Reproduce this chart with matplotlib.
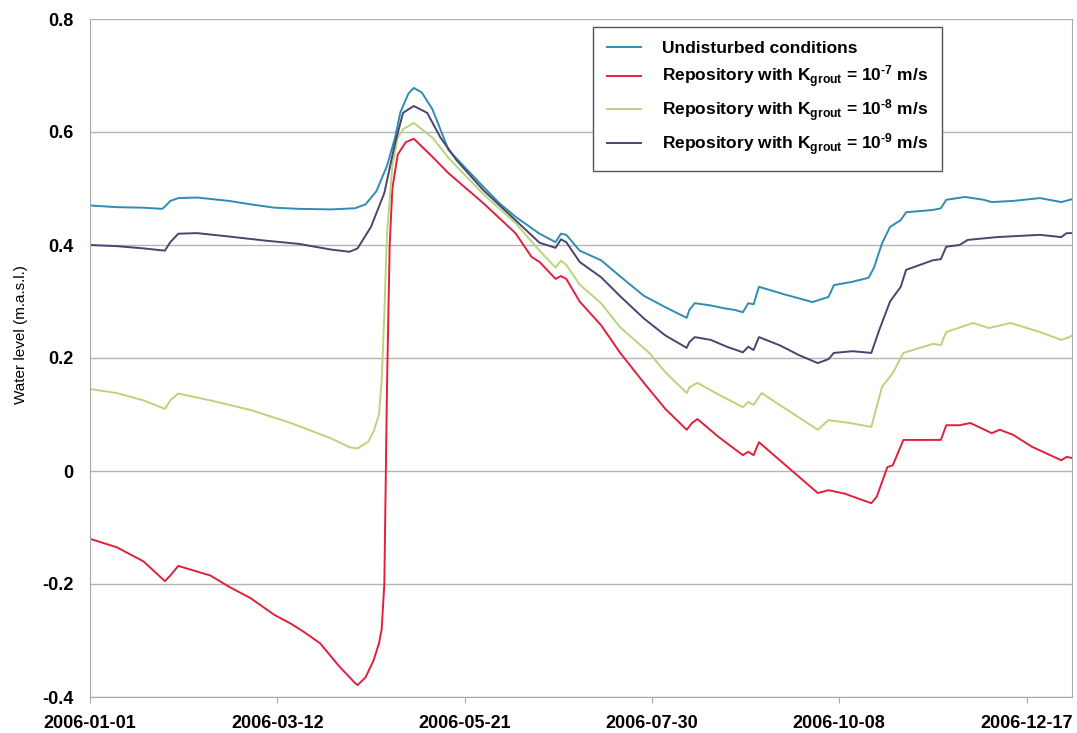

★ ★ ★ ★

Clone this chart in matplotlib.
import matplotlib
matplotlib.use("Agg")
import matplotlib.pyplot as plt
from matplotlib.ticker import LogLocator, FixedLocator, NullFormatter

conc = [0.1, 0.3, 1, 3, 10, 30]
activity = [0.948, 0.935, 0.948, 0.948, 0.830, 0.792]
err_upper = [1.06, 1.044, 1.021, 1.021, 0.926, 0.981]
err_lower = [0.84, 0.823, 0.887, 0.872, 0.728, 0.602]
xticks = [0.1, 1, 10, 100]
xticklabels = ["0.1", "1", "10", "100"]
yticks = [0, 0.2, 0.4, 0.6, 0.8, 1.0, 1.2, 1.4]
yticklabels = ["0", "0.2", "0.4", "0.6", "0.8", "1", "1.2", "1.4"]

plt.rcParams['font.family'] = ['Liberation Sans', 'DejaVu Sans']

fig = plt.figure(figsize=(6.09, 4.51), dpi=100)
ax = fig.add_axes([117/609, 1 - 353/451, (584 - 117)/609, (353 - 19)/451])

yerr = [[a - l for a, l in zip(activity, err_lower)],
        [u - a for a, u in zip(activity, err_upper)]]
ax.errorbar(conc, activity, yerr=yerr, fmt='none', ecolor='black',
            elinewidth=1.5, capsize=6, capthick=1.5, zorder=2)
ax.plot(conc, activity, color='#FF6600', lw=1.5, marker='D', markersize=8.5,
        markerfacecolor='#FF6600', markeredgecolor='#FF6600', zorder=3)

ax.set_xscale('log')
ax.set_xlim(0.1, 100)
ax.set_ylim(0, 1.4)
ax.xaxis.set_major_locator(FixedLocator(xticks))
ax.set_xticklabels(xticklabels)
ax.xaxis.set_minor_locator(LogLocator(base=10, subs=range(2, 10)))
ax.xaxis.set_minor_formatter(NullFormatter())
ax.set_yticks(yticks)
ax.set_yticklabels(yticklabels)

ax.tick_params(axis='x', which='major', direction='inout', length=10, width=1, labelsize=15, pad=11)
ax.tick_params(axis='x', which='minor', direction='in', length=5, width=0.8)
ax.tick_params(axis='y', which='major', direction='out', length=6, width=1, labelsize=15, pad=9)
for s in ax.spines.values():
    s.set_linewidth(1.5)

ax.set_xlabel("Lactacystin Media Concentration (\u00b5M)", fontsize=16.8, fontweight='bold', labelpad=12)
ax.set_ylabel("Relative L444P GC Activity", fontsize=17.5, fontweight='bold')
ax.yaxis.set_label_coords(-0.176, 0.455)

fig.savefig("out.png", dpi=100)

★ ★ ★ ★

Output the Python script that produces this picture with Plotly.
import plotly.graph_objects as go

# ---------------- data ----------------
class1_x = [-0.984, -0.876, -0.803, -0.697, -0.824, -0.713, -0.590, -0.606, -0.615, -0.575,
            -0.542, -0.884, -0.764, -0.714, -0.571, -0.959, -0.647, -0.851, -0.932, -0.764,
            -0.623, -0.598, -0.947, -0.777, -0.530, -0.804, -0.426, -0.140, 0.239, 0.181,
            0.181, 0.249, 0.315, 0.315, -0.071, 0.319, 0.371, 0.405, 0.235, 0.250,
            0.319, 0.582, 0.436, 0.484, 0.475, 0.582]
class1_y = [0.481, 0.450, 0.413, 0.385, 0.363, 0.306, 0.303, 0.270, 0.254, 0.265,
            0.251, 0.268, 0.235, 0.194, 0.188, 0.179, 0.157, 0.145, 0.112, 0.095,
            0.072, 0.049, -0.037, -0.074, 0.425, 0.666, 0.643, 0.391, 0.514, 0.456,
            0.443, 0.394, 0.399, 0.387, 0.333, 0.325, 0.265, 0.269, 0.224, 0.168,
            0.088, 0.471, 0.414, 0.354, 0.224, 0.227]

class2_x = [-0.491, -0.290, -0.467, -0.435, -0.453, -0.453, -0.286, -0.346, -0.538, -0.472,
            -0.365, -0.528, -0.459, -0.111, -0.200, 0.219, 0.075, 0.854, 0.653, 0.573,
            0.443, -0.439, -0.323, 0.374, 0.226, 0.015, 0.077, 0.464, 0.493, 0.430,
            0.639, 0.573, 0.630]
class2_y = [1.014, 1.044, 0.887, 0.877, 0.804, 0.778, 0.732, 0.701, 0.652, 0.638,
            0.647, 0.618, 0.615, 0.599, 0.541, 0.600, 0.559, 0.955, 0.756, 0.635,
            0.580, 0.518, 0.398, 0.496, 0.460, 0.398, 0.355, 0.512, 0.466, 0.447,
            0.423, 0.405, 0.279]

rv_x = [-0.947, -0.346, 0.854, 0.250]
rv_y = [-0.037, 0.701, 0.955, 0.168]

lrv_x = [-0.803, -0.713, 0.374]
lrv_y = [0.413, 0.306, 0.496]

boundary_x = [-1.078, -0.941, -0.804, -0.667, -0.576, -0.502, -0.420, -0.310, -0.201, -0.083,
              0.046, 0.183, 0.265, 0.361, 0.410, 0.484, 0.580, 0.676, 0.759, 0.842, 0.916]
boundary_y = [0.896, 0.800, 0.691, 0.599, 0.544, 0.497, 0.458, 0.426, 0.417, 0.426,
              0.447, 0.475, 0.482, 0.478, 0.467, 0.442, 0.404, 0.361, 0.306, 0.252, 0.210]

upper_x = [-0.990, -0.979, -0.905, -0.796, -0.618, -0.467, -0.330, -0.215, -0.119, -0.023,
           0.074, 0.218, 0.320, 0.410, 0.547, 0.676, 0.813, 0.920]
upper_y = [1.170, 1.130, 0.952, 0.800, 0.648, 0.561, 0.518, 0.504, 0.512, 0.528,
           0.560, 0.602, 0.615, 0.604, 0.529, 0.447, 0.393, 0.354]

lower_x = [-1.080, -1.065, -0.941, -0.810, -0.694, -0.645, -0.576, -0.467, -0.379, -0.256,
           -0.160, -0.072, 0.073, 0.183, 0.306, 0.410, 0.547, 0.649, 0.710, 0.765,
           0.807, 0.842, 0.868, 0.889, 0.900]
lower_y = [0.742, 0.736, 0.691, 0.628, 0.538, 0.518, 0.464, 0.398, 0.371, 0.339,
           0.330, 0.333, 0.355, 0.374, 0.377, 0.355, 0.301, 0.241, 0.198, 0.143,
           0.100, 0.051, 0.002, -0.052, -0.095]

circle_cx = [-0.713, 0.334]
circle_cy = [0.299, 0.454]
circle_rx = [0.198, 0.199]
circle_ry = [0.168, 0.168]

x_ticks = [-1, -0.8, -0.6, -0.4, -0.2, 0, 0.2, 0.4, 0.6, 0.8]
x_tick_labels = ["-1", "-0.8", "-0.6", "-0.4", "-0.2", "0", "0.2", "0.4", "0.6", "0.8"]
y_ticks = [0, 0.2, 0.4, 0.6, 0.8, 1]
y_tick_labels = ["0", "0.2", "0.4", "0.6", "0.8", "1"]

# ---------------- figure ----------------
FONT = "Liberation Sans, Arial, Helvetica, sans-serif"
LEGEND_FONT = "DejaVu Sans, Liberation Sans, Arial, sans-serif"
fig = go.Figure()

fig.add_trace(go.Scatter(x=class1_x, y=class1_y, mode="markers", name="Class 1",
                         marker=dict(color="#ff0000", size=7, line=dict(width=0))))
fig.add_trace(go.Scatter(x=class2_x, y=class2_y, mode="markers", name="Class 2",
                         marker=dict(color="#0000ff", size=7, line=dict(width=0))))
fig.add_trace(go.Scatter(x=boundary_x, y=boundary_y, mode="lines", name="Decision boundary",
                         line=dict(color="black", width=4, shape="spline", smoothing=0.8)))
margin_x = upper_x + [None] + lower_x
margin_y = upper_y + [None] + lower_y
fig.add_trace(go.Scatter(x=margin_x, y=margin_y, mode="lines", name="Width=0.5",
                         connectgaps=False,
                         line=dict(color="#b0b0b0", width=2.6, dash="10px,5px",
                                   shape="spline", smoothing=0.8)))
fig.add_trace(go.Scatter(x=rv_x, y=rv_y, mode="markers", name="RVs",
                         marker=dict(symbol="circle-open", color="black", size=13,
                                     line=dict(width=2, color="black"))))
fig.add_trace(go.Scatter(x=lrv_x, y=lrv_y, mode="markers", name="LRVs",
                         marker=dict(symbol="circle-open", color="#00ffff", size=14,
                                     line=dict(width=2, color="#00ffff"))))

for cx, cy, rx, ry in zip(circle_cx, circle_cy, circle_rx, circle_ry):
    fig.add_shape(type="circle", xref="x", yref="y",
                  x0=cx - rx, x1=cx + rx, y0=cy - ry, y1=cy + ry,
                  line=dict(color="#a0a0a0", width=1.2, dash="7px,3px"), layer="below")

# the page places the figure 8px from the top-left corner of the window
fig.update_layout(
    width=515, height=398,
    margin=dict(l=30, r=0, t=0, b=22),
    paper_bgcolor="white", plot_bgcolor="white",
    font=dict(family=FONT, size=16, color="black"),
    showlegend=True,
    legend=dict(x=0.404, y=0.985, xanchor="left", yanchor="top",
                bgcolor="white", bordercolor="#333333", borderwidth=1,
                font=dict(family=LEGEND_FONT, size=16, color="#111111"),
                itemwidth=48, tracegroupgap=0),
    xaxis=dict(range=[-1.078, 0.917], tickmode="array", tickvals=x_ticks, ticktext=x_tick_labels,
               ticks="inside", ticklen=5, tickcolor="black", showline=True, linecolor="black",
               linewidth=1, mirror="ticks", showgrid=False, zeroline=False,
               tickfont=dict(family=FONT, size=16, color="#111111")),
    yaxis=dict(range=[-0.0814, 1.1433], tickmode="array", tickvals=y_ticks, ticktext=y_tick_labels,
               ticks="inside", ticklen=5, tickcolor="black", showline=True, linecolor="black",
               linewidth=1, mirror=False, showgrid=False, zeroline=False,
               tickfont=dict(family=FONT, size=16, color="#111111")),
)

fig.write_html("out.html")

★ ★ ★ ★

EXERCISE AIM: Filter the data, keeping only the lines that contain "matplotlib".

FINAL RESULT:
Reproduce this chart with matplotlib.
Clone this chart in matplotlib.
import matplotlib
matplotlib.use("Agg")
import matplotlib.pyplot as plt
from matplotlib.ticker import LogLocator, FixedLocator, NullFormatter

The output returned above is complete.